Comparing Design Approaches and Choosing the Right Criteria
Not all business tools need the same level of simplicity. A reporting dashboard for executives is different from an internal admin panel used by specialists. Still, the criteria for good design remain similar.
Simple vs feature-dense interfaces
Some tools try to show everything at once. Others hide advanced options behind secondary screens.
Simple interfaces
- Easier to learn
- Lower risk of user error
- Better for broad audiences
Feature-dense interfaces
- Faster for expert users
- Fewer clicks for complex workflows
- Harder for new users to understand
The best tools often combine both. They start simple and reveal complexity only when needed.
Customization vs consistency
Allowing users to customize dashboards sounds helpful. In practice, it can create confusion, especially in teams.
Pros of customization
- Users can tailor views to their needs
- Power users feel more control
Cons
- Harder to support and document
- Inconsistent experiences across teams
- New users struggle when screens look different
Many accounting and admin tools now limit customization to filters and saved views, while keeping the core layout consistent.
Key criteria for evaluating business UI design
When reviewing or designing a business interface, these criteria help keep decisions grounded:
- Can a new user complete a basic task without guidance
- Does the interface behave the same way across sections
- Are errors prevented rather than explained
- Is the default view useful and calm
- Does the design support long work sessions without fatigue
If a design meets these points, it usually performs well in real environments.
Business software does not need to impress.
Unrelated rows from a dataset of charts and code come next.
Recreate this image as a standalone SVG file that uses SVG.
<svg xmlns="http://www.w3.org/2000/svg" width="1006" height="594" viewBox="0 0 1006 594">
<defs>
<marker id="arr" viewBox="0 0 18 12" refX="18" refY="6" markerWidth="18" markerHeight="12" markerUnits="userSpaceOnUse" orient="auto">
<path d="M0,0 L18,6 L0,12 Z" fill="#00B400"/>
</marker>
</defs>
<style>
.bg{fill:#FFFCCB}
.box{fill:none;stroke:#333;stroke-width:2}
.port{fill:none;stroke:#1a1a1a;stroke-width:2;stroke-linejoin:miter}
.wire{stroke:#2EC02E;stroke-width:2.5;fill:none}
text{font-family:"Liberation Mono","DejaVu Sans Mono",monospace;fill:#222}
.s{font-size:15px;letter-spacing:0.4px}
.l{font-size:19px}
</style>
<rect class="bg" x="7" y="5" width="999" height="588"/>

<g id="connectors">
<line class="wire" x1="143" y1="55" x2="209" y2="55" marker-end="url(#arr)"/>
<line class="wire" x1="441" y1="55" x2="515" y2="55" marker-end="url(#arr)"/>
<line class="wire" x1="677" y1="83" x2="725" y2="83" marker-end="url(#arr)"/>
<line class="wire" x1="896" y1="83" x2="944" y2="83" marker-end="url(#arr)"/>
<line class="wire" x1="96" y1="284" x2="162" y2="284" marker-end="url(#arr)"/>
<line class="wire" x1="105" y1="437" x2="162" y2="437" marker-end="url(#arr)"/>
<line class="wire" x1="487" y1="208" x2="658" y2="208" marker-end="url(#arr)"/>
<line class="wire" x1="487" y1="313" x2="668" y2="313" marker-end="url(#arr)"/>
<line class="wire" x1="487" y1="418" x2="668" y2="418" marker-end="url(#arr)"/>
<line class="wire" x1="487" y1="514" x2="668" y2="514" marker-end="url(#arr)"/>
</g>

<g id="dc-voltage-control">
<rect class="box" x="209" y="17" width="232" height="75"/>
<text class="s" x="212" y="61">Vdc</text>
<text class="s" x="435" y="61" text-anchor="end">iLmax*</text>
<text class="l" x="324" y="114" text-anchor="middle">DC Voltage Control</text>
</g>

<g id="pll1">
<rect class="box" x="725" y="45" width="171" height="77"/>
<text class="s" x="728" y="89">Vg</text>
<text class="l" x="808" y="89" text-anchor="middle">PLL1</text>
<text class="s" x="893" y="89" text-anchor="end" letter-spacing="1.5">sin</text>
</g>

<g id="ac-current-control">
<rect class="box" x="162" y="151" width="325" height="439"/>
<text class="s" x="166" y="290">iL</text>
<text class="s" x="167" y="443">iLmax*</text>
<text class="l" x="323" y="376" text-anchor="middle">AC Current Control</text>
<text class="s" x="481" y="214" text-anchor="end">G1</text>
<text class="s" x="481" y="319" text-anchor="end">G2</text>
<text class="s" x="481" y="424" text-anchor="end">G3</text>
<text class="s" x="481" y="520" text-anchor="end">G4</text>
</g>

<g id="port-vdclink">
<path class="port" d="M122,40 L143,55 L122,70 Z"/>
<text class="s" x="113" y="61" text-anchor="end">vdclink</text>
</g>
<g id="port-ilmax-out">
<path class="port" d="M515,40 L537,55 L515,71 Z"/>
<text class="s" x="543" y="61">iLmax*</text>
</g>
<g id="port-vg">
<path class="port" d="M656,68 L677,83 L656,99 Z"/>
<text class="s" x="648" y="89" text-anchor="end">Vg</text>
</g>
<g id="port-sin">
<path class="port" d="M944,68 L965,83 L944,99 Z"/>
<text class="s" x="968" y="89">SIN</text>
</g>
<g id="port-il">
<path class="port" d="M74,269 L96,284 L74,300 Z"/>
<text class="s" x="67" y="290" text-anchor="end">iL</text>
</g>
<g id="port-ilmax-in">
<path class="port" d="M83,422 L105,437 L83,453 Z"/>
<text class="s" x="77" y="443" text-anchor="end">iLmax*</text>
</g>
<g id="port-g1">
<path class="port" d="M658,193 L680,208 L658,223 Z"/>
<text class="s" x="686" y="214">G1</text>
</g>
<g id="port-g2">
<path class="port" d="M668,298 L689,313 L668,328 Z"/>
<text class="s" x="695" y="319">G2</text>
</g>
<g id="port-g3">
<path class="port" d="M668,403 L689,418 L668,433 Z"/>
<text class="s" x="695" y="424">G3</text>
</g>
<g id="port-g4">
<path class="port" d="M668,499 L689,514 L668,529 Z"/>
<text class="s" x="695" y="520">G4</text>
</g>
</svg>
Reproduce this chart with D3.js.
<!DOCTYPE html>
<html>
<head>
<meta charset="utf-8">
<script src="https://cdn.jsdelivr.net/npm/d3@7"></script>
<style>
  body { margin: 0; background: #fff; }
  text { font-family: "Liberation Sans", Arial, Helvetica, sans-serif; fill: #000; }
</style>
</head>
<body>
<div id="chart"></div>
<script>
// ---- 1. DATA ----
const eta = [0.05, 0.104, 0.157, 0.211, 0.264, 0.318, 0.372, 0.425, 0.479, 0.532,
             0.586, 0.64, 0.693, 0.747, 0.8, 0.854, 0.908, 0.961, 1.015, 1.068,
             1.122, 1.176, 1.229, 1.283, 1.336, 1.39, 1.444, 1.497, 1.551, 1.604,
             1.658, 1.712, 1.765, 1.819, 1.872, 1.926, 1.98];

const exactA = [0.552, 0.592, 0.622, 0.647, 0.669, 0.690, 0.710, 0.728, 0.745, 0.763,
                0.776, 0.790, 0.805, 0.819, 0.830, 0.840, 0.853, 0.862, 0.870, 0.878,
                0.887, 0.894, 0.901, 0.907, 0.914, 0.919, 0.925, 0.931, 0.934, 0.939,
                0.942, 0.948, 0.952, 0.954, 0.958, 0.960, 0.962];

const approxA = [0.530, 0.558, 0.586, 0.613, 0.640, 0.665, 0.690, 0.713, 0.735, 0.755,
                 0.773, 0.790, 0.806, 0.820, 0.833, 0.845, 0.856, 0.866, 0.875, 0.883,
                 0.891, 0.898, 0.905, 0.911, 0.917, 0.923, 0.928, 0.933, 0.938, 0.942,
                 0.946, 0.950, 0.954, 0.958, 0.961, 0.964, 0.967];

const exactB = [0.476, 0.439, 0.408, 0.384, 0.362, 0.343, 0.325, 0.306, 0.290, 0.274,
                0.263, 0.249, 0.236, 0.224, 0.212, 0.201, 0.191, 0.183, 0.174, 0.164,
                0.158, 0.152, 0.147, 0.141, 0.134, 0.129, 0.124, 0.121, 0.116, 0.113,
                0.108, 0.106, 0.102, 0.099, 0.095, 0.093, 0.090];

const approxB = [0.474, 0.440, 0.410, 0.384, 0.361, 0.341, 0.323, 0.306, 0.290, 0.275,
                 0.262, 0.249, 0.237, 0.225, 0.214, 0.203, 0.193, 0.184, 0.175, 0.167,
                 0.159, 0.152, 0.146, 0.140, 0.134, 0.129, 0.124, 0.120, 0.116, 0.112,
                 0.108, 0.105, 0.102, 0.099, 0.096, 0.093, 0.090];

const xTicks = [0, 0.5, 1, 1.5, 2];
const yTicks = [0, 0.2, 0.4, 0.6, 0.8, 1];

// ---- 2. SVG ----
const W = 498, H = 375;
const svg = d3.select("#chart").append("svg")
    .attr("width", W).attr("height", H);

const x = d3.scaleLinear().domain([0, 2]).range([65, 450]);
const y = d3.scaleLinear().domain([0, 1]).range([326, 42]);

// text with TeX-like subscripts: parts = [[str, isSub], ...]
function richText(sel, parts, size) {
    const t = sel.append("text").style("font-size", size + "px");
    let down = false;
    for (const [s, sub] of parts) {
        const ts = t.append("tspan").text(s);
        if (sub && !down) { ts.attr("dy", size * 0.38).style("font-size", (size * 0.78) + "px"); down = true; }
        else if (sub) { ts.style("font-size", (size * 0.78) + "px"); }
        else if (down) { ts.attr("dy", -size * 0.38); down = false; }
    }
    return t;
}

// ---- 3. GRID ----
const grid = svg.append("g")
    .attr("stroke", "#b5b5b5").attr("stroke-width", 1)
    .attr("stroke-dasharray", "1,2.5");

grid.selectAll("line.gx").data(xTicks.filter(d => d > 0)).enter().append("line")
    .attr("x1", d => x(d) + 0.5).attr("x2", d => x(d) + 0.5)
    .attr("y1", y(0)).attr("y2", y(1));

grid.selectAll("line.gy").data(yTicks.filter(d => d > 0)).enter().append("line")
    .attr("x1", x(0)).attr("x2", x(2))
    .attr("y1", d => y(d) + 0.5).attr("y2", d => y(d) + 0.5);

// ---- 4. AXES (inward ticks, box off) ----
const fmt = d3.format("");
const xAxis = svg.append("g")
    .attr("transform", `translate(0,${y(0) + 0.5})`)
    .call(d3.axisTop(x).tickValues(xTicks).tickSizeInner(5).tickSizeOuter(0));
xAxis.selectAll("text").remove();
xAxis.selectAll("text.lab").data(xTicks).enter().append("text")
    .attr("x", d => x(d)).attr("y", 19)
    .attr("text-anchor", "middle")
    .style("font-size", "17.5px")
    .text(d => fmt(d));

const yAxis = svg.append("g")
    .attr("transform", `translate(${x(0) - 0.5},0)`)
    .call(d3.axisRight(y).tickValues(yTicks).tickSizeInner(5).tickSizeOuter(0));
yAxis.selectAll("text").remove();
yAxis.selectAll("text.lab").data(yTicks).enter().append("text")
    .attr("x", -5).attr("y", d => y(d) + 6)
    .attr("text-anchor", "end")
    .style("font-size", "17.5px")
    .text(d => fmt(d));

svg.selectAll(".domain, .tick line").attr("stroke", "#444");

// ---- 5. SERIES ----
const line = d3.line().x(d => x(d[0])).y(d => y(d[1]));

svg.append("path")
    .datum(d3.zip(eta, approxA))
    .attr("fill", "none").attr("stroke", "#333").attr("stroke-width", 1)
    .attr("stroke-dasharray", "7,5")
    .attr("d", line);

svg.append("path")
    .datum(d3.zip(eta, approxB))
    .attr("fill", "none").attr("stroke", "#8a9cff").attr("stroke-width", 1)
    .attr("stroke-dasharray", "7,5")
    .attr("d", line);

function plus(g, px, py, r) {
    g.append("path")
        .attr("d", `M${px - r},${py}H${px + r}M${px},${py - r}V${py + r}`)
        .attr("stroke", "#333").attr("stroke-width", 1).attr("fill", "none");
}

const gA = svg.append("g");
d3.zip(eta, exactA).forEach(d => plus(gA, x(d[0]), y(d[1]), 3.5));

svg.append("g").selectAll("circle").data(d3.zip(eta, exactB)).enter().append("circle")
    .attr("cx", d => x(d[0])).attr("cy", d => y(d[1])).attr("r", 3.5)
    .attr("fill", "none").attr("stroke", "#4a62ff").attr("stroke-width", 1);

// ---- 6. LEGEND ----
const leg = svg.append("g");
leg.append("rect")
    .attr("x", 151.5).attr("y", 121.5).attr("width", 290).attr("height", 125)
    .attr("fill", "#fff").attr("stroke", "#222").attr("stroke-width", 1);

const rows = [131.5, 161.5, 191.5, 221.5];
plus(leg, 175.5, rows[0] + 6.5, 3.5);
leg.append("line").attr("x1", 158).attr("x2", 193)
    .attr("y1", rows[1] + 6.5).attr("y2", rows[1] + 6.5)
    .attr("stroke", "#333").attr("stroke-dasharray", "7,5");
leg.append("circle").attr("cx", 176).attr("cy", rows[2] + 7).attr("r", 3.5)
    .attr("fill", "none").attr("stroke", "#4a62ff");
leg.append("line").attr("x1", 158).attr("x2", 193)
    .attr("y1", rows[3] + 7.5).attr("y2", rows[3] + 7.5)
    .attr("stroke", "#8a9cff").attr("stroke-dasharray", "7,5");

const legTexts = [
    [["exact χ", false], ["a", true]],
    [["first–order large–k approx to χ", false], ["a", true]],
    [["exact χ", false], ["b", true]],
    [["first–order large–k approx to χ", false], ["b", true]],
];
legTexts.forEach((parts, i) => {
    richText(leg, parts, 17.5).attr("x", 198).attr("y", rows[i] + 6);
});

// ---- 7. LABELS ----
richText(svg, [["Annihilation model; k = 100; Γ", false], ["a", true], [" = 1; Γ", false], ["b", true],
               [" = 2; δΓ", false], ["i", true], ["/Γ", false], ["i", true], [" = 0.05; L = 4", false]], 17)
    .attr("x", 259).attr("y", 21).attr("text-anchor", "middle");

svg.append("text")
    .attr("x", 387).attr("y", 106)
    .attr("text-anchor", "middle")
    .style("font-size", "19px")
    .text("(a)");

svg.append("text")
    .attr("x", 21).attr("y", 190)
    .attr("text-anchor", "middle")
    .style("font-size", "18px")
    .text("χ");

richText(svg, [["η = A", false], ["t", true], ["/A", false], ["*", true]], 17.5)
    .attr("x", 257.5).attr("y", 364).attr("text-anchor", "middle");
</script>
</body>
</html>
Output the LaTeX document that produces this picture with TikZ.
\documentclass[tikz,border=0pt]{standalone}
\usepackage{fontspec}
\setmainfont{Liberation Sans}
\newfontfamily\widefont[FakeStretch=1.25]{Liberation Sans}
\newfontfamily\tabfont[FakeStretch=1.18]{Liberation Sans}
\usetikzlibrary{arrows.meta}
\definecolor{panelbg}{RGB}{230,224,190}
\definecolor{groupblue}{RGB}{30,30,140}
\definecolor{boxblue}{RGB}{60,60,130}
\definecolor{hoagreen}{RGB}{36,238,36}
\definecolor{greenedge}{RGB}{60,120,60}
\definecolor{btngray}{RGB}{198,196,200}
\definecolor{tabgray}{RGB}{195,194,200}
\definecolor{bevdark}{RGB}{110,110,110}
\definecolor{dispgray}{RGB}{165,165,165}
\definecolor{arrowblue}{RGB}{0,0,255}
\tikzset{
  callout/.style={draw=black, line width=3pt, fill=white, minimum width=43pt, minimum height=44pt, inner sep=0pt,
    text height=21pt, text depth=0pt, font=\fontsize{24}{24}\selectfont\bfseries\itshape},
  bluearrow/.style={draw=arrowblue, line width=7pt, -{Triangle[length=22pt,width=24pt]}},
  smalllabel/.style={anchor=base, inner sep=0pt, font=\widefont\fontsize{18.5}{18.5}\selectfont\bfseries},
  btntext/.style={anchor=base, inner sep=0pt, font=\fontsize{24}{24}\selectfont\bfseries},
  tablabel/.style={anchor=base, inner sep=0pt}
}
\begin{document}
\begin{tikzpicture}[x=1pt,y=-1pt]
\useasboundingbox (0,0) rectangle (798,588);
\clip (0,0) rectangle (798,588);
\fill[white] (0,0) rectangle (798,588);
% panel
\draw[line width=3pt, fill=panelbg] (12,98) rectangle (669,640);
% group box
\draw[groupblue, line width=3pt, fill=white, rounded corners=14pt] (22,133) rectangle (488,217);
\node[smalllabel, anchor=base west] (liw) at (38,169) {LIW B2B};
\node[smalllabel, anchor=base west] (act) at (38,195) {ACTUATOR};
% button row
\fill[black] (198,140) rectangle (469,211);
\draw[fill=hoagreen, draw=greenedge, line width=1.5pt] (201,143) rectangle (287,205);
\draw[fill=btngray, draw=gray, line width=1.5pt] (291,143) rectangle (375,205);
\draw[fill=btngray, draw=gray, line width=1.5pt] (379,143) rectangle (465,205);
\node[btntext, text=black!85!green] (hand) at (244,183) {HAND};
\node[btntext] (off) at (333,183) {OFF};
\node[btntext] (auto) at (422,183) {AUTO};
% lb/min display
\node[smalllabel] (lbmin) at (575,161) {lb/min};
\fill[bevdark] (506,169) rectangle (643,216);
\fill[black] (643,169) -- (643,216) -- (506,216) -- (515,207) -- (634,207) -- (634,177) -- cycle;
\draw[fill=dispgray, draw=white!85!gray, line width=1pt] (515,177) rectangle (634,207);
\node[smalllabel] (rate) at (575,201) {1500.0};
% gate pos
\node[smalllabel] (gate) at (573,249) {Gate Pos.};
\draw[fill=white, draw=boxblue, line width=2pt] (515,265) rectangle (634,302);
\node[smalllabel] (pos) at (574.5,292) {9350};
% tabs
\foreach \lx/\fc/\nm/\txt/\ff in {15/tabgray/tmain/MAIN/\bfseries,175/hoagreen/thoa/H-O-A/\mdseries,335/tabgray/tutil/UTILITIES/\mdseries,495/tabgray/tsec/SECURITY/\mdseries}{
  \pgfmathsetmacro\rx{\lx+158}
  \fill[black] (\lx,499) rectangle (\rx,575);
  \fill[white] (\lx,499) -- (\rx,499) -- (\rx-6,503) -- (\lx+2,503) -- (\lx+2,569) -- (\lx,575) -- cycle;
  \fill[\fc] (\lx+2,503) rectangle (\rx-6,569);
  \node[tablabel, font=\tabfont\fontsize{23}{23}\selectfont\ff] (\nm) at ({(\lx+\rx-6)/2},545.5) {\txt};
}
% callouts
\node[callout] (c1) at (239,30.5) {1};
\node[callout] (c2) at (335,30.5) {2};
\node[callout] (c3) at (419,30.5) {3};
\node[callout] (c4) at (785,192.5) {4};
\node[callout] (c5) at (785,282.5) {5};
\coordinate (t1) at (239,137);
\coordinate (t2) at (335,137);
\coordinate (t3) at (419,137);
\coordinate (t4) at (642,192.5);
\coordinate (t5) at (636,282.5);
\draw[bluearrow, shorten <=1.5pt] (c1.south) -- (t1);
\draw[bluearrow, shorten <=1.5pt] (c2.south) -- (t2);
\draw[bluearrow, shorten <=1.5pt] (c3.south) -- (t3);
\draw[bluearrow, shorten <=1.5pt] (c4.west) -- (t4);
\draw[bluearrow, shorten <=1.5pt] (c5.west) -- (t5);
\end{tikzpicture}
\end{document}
It needs to work. Accounting systems, analytics dashboards, and admin panels succeed when they respect the user’s time and attention. Simple, predictable interfaces are not a lack of creativity. They are a sign of maturity.
The best teams study real products, real patterns, and real user behavior. They refine instead of reinventing. And they design interfaces that feel invisible, because the work itself is already complex enough.